Ten states hamstring new providers from competing for state pre-k funding. In California, Delaware, Illinois, and Kansas, new providers are only eligible to compete for pre-k funding if the state appropriates additional funding to the program. If funding levels stagnate, only existing providers can continue to receive funding. In Delaware, Georgia, Louisiana, North Carolina, and Pennsylvania, the application process for pre-k funding awards additional points for existing providers. And in Georgia, New Jersey, and New Mexico, the state will only approve new providers if it identifies unmet need in the community, regardless of any promising innovations offered by the potential provider.

The best way to address this barrier depends on the state, but in our paper for the Thomas B. Fordham Institute, Sara and I recommend that states “recompete” pre-k funding between new and existing providers on a set cycle, even if funding for the program does not increase.

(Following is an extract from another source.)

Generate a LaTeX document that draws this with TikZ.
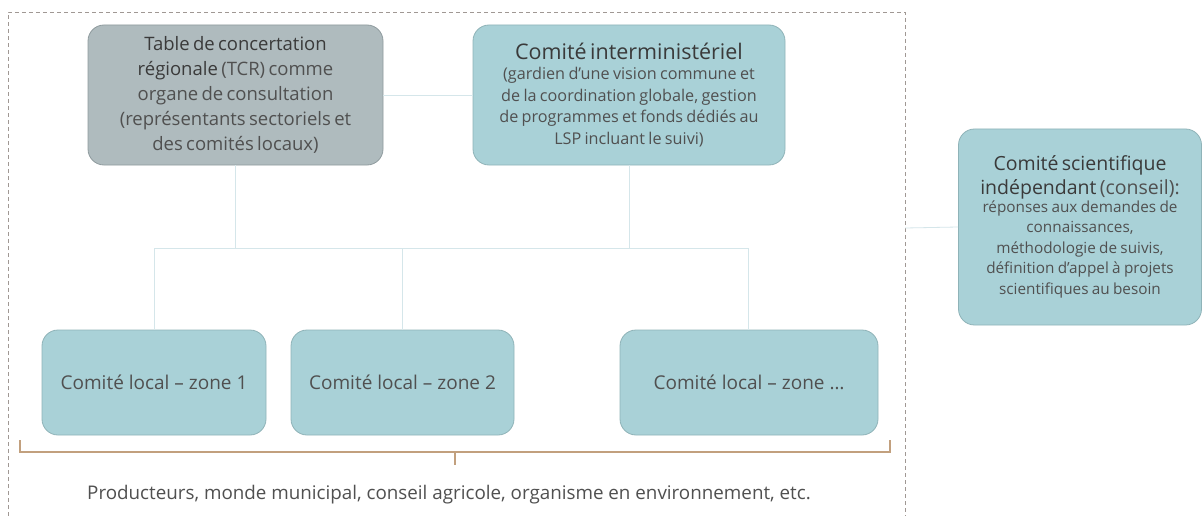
\documentclass[tikz,border=0pt]{standalone}
\usepackage{fontspec}
\setmainfont{Open Sans}
\definecolor{teal}{HTML}{A9D1D7}
\definecolor{tealborder}{HTML}{8FB3B8}
\definecolor{greybox}{HTML}{AFBBBE}
\definecolor{greyborder}{HTML}{8F9B9E}
\definecolor{linec}{HTML}{D5E6EA}
\definecolor{framec}{HTML}{A09894}
\definecolor{bracketc}{HTML}{C2A07E}
\definecolor{txt}{HTML}{3A3A3A}
\definecolor{txtl}{HTML}{505050}
\tikzset{
  box/.style={draw=tealborder, line width=0.8pt, fill=teal, rounded corners=16pt, align=center, inner sep=0pt, text=txt},
  greyb/.style={box, draw=greyborder, fill=greybox},
  conn/.style={draw=linec, line width=0.8pt},
  frame/.style={draw=framec, dashed, dash pattern=on 4pt off 3pt, line width=0.6pt},
  brack/.style={draw=bracketc, line width=1.6pt}
}
\begin{document}
\begin{tikzpicture}[x=1pt,y=-1pt]
\useasboundingbox (0,0) rectangle (1202,516);
\fill[white] (0,0) rectangle (1202,516);
% dashed frame
\draw[frame] (8,530) -- (8,12) -- (905,12) -- (905,530);
\coordinate (fr) at (905,228);
% boxes
\node[greyb, minimum width=295pt, minimum height=140pt, text width=290pt] (tcr) at (235.5,95)
  {\fontsize{18.5}{25}\selectfont Table de concertation\\ régionale {\color{txtl}(TCR) comme}\\ {\color{txtl}organe de consultation}\\ {\color{txtl}(représentants sectoriels et}\\ {\color{txtl}des comités locaux)}\par};
\node[box, minimum width=312pt, minimum height=140pt, text width=308pt] (ci) at (629,95)
  {\fontsize{21.5}{24}\selectfont Comité interministériel\par\vspace{-1pt}
   \fontsize{16.2}{21.5}\selectfont\color{txtl}(gardien d’une vision commune et\\ de la coordination globale, gestion\\ de programmes et fonds dédiés au\\ LSP incluant le suivi)\par};
\node[box, minimum width=243pt, minimum height=196pt, text width=242pt] (sci) at (1080,227)
  {\fontsize{19.5}{24}\selectfont Comité scientifique\\ indépendant {\color{txtl}(conseil):}\par\vspace{-3pt}
   \fontsize{15.3}{20.5}\selectfont\color{txtl}réponses aux demandes de\\ connaissances,\\ méthodologie de suivis,\\ définition d’appel à projets\\ scientifiques au besoin\par};
\node[box, minimum width=224pt, minimum height=105pt] (l1) at (154,382.5)
  {\fontsize{19}{22}\selectfont\color{txtl}Comité local – zone 1};
\node[box, minimum width=223pt, minimum height=105pt] (l2) at (402.5,382.5)
  {\fontsize{19}{22}\selectfont\color{txtl}Comité local – zone 2};
\node[box, minimum width=258pt, minimum height=105pt] (l3) at (749,382.5)
  {\fontsize{19}{22}\selectfont\color{txtl}Comité local – zone …};
% connectors
\coordinate (hl) at (154,248);
\coordinate (hr) at (748,248);
\draw[conn] (tcr.east) -- (ci.west);
\draw[conn] (tcr.south) -- (tcr.south |- hl);
\draw[conn] (ci.south) -- (ci.south |- hl);
\draw[conn] (hl) -- (hr);
\draw[conn] (hl) -- (l1.north);
\draw[conn] (l2.north |- hl) -- (l2.north);
\draw[conn] (hr) -- (hr |- l3.north);
\draw[conn] (fr) -- (sci.west);
% bracket
\coordinate (b1) at (20,440);
\coordinate (b2) at (890,440);
\coordinate (bm) at (455,452);
\draw[brack] (b1) -- (20,452) -- (890,452) -- (b2);
\draw[brack] (bm) -- (455,465);
\node[text=txtl, font=\fontsize{18.8}{21}\selectfont] (lbl) at (449,495)
  {Producteurs, monde municipal, conseil agricole, organisme en environnement, etc.};
\end{tikzpicture}
\end{document}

We also recommend that program quality should be the top priority when agencies make funding decisions. There’s an ongoing discussion about how to best monitor the quality of pre-k programs, particularly those operated by charter schools, which I’ll get into in a later post. But we think states should evaluate existing providers primarily on evidence of child learning and developmental outcomes – in addition to compliance with standards, sound fiscal management, and quality of adult-child interactions. Instead of prioritizing who had the money, prioritize who spent it best.